The backticks is Bourne

The other actually was defined in the Korn shell.

The standard put both in as they don't get involved with which is the right one. The benefit is also that you can actually get two layers in all compatible and not just Almquist's shell (i.e. bash/ksh/zsh shells ). I have never actually needed to put backticks inside $( ) but you can.

Further when thinking about portability you may want to consider both the fact that POSIX goes out it's way to not define some of the various extensions specifically to allow some of the OSes to run so called historical commands and others to implement feature bloat on the existing one. For historical ones tar() and cpio() are not defined (though one that didn't exist called pax() is)... Also various UNIXes used various versions of grep. Hence why they defined grep() to incorporate both egrep and fgrep into the same binary.

For an example of non historical extension in the form of feature creep look at the link in my sig.

Your best bet is to use the standard to know what is and is not portable while commenting on your script which dependencies (whether it's an installed program as well as system specific extension)

Here is a link to the standard for your reference: http://rubyprogrammer.net/~stu/posix/

For the performance both should be the same.

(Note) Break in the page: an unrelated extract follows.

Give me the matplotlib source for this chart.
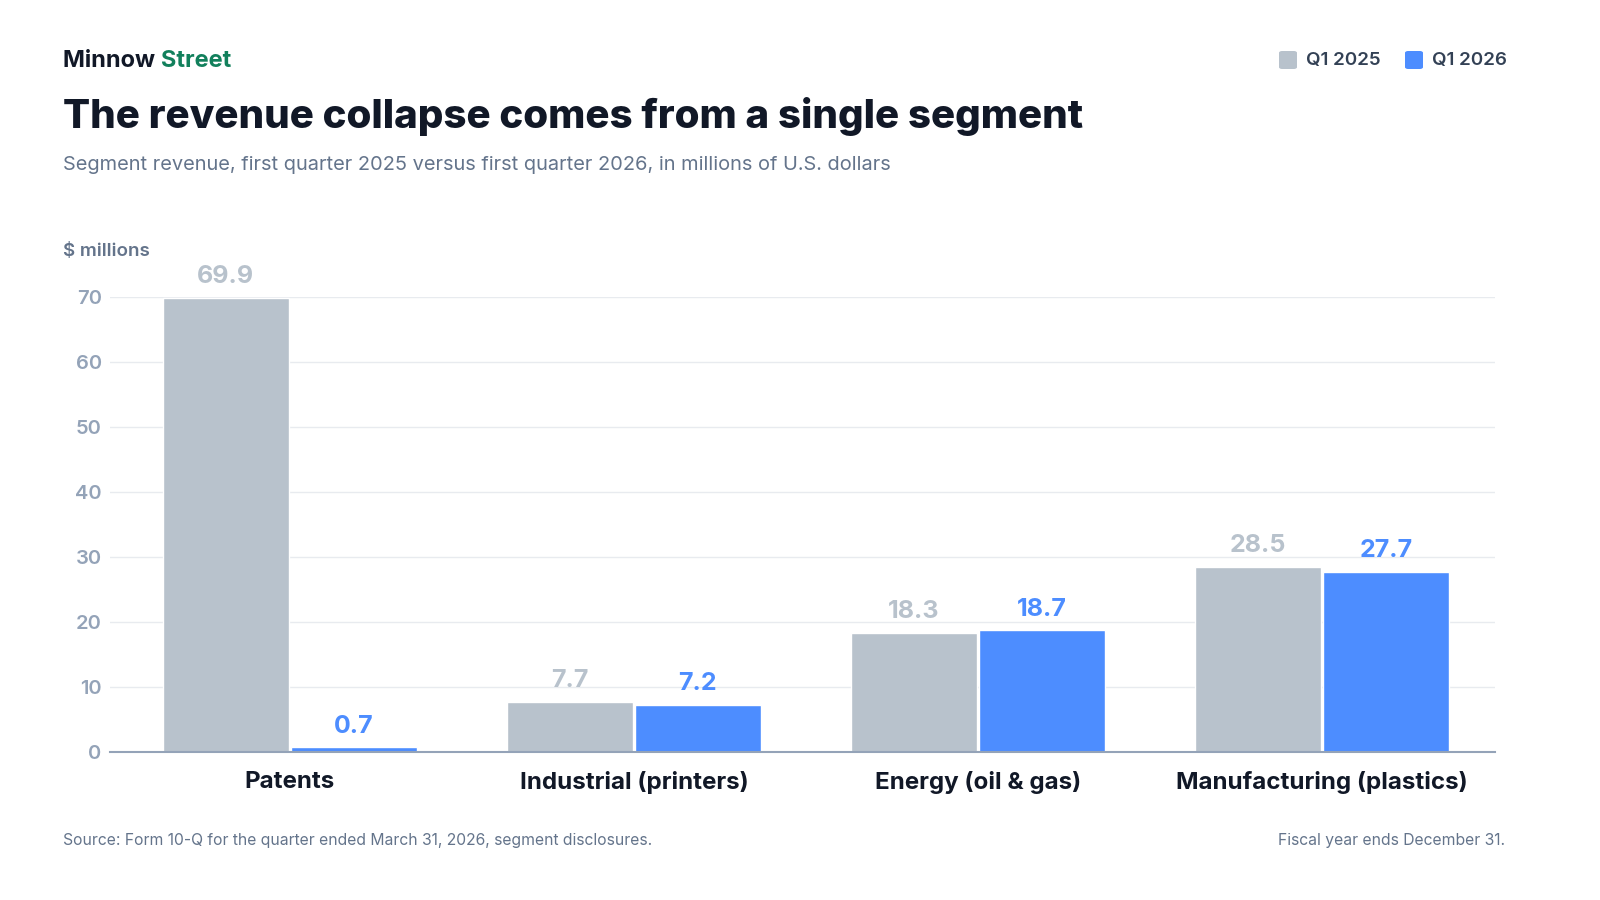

They both fork another shell after overlaying the memory for it to run the process as gordon mentioned is in fact run as a subprocess.

I recall someone pointing out that the korn syntax $( ) can do arithmetic whereas the bourne will need to use the traditional expr() command.

This may be something that can measure against speed or benchmark. For all practical purposes though ash is really light weight (as with many of the BSD userland commands (in contrast to the GNU counter parts). To some extent you can get to the speed of C in very generic tasks.